While fixed-line broadband is undoubtedly seeing a slowdown in growth due to market saturation and the growing popularity of wireless broadband in markets where fixed-line buildouts are slow and impractical, the latest figures from the Broadband Forum and Point Topic show modest but steady growth in fixed-line broadband uptake globally. (See sidebar: Broadband access status report) And while copper-based DSL (including ADSL2plus) is still the dominant access tech, FTTH and FTTx are growing fast.

That's no surprise - whether fixed or wireless, demand for broadband capacity is insatiable. That's driving demand not only for FTTH/FTTx, but also for technologies like VDSL2 vectoring and G.fast to help copper access links keep up. A global telco survey from Broadbandtrends released in April found that 57% of respondents are either actively deploying VDSL2 vectoring technology or are in trial and plan to deploy by the end of this year while 42% are currently evaluating G.fast.
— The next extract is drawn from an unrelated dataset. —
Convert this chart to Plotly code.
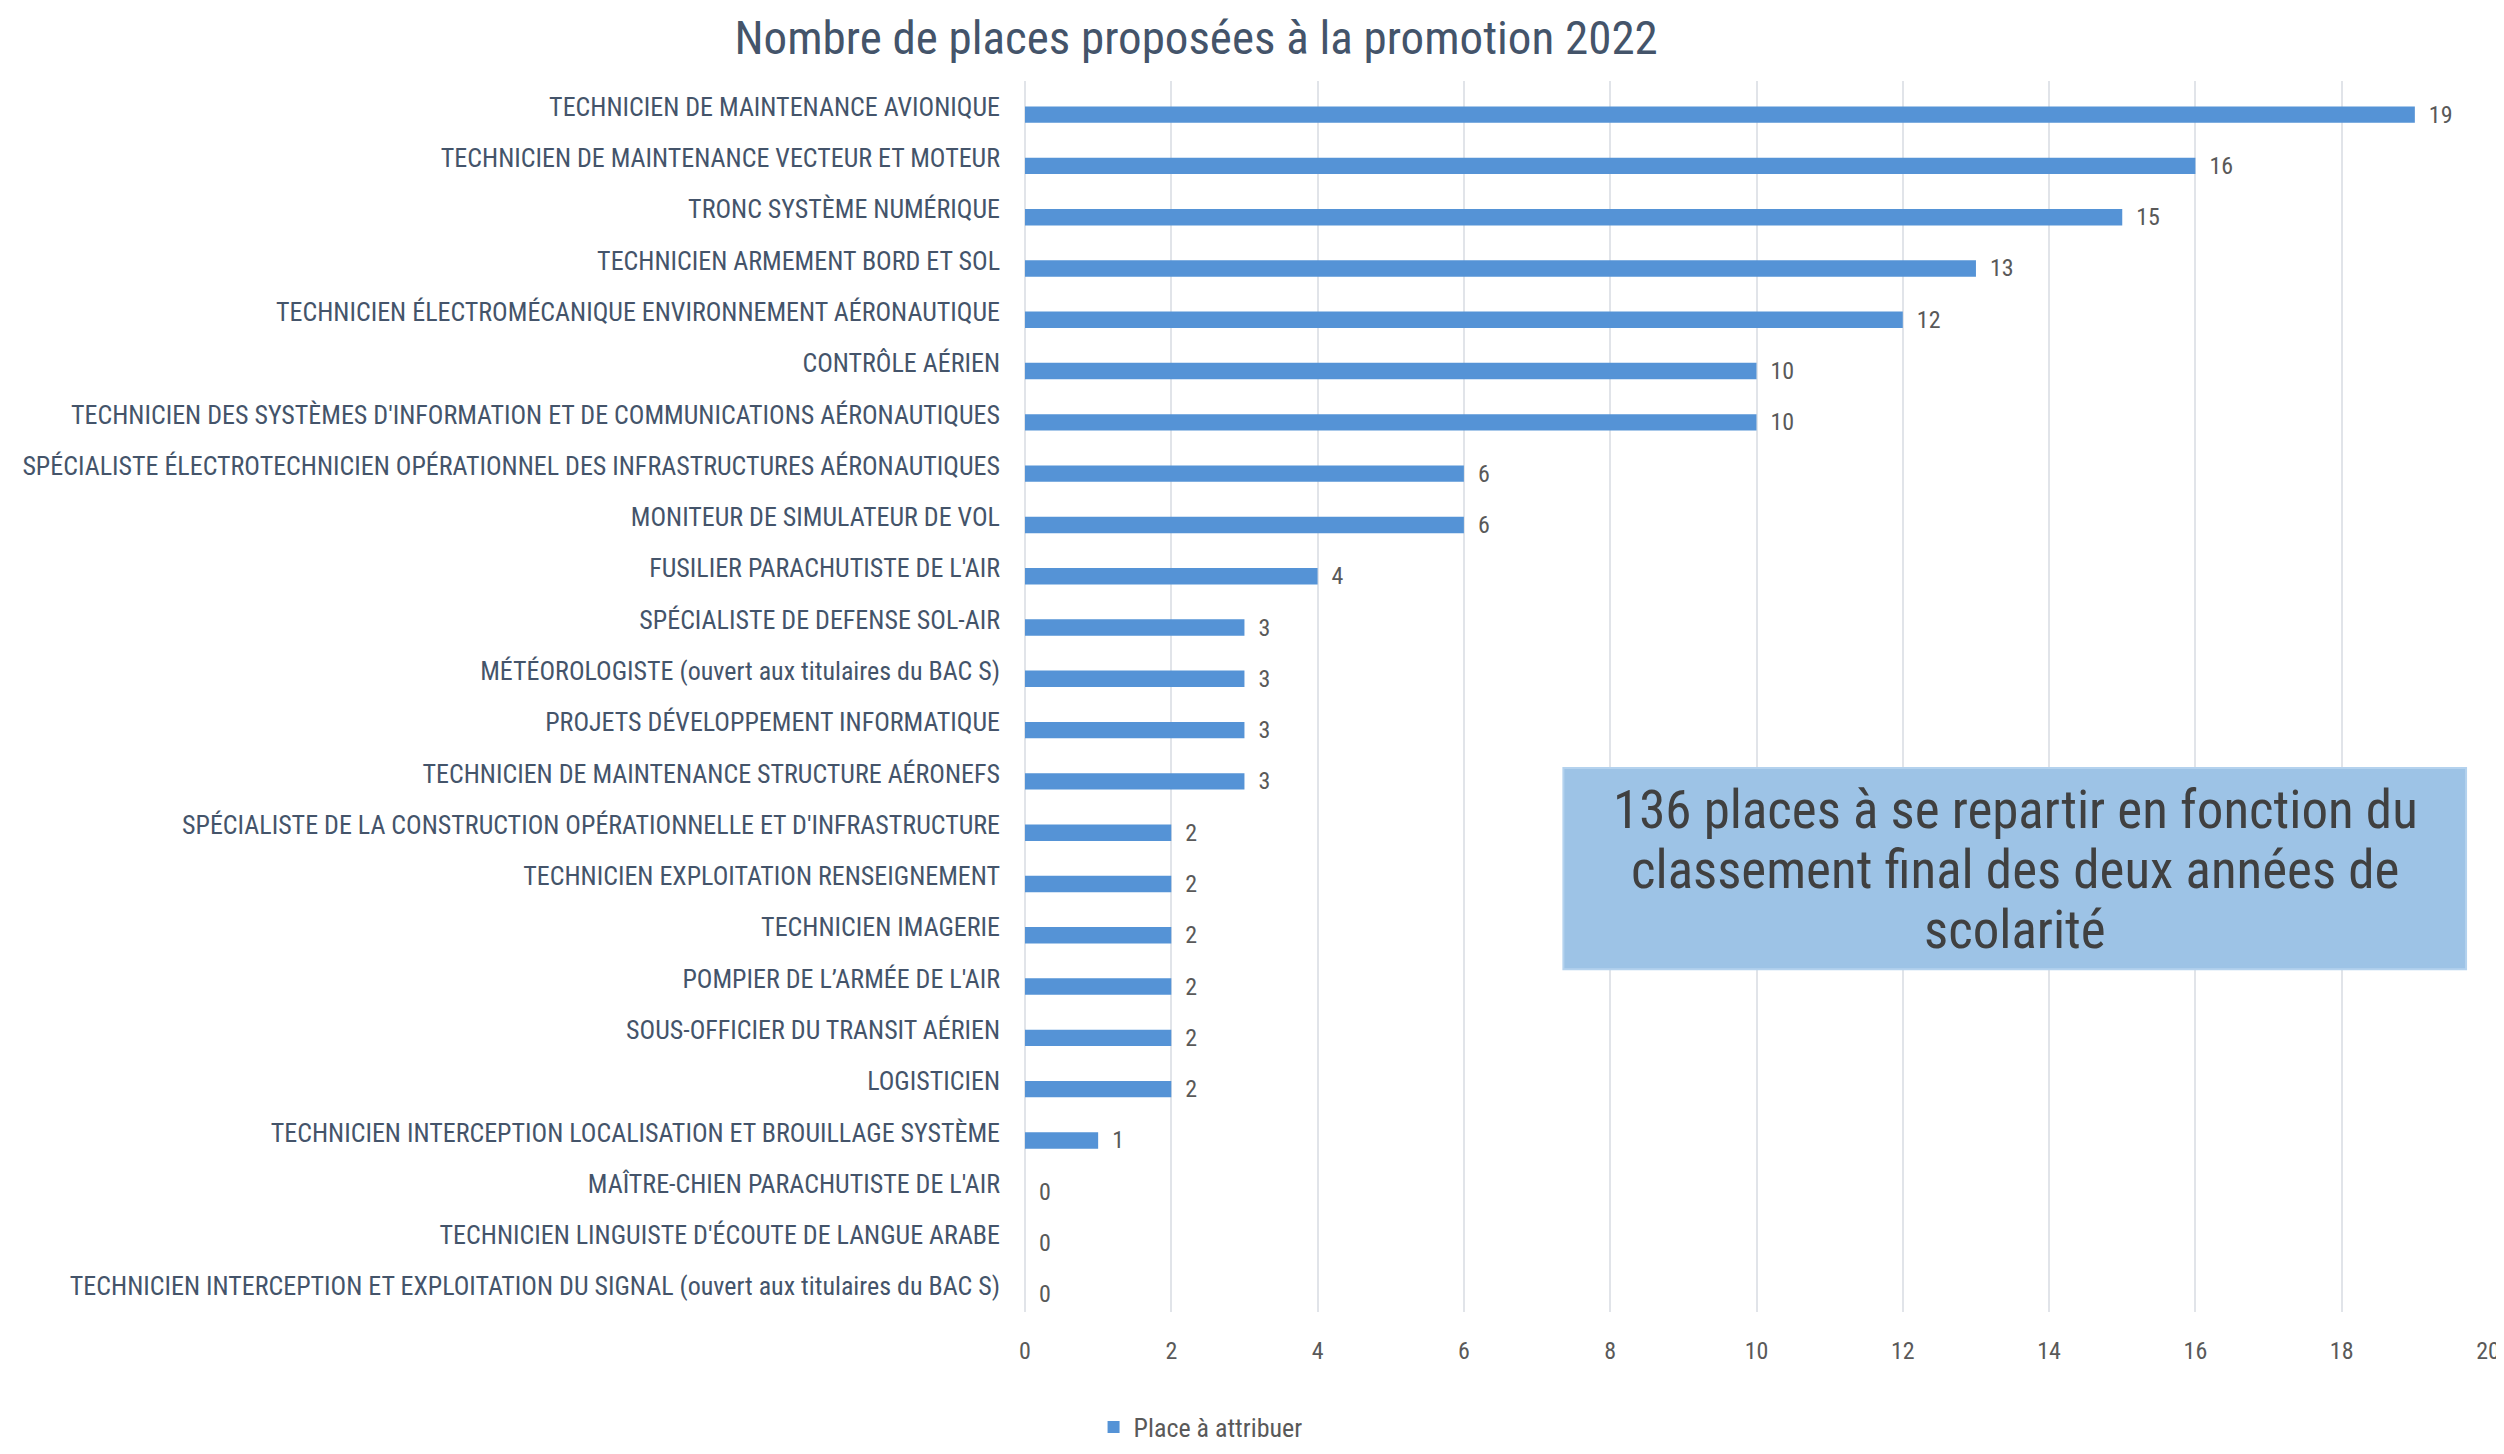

Not unexpectedly, most are adopting it for the speed boost (between 50 and 75 Mbps), but 58% are also doing it to stay competitive (see Chart 1 at the right).

But while speed matters as a competitive differentiator, it's not much of a revenue generator - at least not all by itself. To be sure, broadband providers can structure new tariff packages around new FTTH offerings and speed upgrades. But customers expect a lot of bang for the buck. That's why many broadband service providers bundle plenty of value-added services in the mix.

To get an idea, the latest figures from Point Topic (Q4 2013) show that in Asia Pacific, standalone residential broadband tariffs (regardless of technology) average at just south of $60 a month, and for that you get downstream speeds between 50 and 60 Mbps. For broadband bundles, tariffs average at well past the $80/month mark, at average speeds approaching 250 Mbps. Bundled services also mean lower average cost per megabit for fiber and copper services.

When it comes to bundled services, the focus has generally been on video - which is to say, IPTV. And much progress has been made in that direction. IPTV remains a growing business globally, and is expected to grow even further for at least the next five years.

But it won't be IPTV as we know it.

By all indications, video is now and will continue to be the driver of both fixed and mobile broadband traffic. And as broadband access gets faster and more flexible, IPTV will evolve into an even greater revenue opportunity - multiscreen services.

In fact, it will have to. Because customers are already demanding it.